▸ Exercise
Wherever the string "with" appears in the listing, copy that line.

▸ Material to process
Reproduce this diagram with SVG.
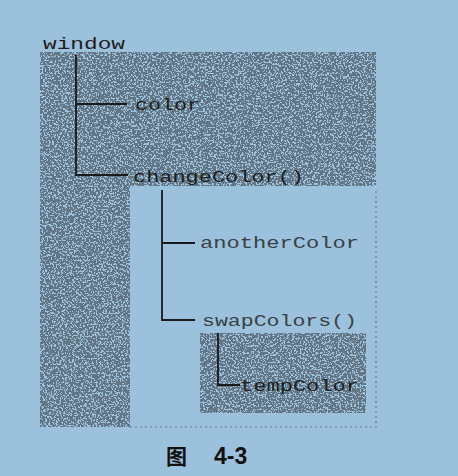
* * *
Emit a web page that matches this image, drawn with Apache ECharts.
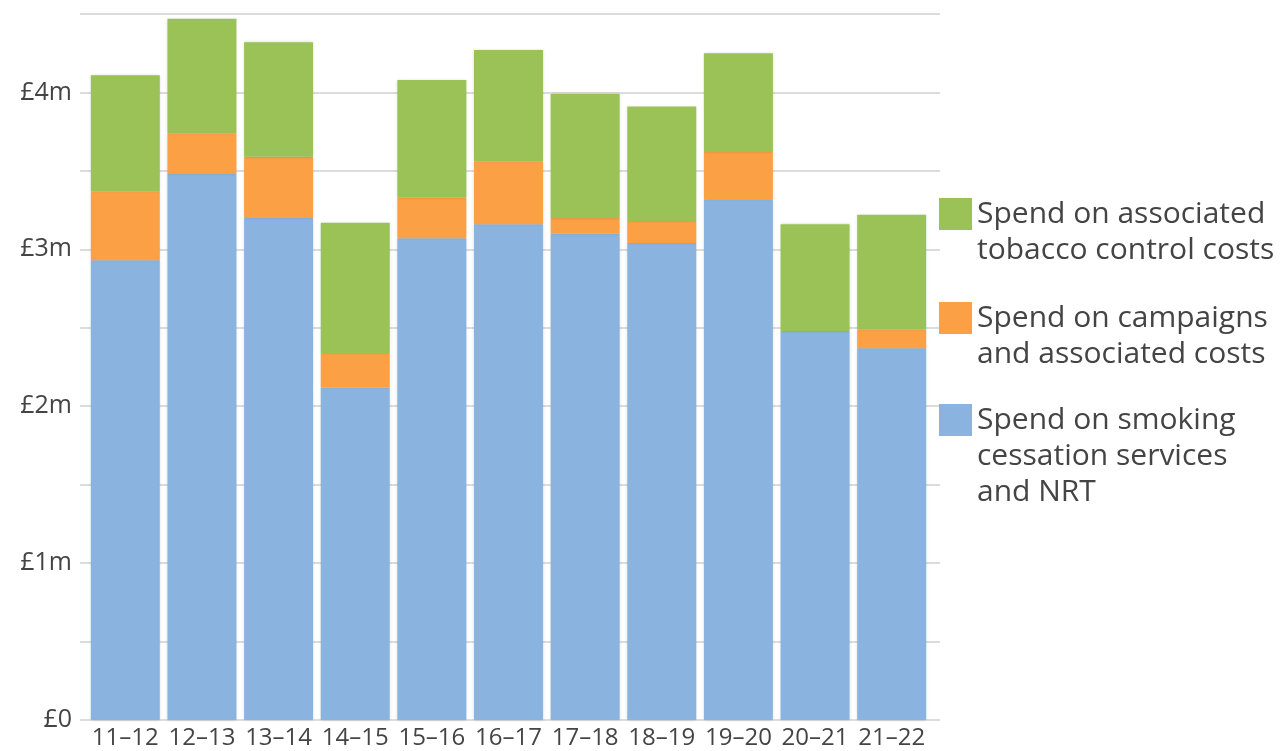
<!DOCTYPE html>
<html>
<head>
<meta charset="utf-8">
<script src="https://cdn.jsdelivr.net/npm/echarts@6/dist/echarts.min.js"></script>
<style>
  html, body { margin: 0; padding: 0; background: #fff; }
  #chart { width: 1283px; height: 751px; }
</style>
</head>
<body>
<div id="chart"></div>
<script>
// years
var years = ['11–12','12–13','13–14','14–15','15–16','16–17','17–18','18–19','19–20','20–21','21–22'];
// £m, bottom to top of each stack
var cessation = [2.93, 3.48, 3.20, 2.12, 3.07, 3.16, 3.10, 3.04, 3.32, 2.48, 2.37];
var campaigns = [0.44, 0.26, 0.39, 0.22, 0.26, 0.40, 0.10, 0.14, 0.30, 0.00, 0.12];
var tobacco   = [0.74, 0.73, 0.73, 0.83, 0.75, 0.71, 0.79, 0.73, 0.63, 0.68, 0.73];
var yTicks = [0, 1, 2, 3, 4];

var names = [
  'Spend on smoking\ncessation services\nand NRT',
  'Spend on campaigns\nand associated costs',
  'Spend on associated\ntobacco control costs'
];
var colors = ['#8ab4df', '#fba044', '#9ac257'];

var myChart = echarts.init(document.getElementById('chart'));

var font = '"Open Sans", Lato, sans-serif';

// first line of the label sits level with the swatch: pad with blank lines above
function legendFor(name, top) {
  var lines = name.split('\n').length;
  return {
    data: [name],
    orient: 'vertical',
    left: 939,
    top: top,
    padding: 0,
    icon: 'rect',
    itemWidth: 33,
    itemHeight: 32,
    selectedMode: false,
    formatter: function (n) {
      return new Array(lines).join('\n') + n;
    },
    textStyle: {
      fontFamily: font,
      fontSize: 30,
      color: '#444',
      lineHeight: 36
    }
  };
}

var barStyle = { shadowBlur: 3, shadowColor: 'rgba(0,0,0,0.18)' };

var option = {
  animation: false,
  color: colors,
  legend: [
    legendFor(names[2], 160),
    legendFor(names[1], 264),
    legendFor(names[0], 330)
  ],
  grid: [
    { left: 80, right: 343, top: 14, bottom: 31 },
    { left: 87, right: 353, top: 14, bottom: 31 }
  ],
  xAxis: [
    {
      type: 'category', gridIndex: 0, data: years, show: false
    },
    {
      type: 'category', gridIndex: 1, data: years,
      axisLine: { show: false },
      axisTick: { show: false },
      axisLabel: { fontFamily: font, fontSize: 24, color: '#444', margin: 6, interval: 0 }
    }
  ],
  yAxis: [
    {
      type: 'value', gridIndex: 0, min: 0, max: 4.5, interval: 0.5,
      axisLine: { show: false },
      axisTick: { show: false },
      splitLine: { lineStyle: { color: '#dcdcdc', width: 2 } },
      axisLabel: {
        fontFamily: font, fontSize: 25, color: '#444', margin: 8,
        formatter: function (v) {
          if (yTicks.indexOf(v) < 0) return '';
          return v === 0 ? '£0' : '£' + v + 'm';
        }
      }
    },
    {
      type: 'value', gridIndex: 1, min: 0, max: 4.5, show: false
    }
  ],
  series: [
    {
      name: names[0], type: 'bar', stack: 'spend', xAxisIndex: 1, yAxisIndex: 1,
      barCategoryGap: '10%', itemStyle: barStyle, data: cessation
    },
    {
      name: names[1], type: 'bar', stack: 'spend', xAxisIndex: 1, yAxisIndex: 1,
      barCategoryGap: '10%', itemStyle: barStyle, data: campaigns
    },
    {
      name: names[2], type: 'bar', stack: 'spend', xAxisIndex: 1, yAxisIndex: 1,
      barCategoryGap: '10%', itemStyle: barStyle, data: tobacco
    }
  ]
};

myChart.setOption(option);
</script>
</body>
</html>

▸ Complete output
Reproduce this diagram with SVG.
Emit a web page that matches this image, drawn with Apache ECharts.
// first line of the label sits level with the swatch: pad with blank lines above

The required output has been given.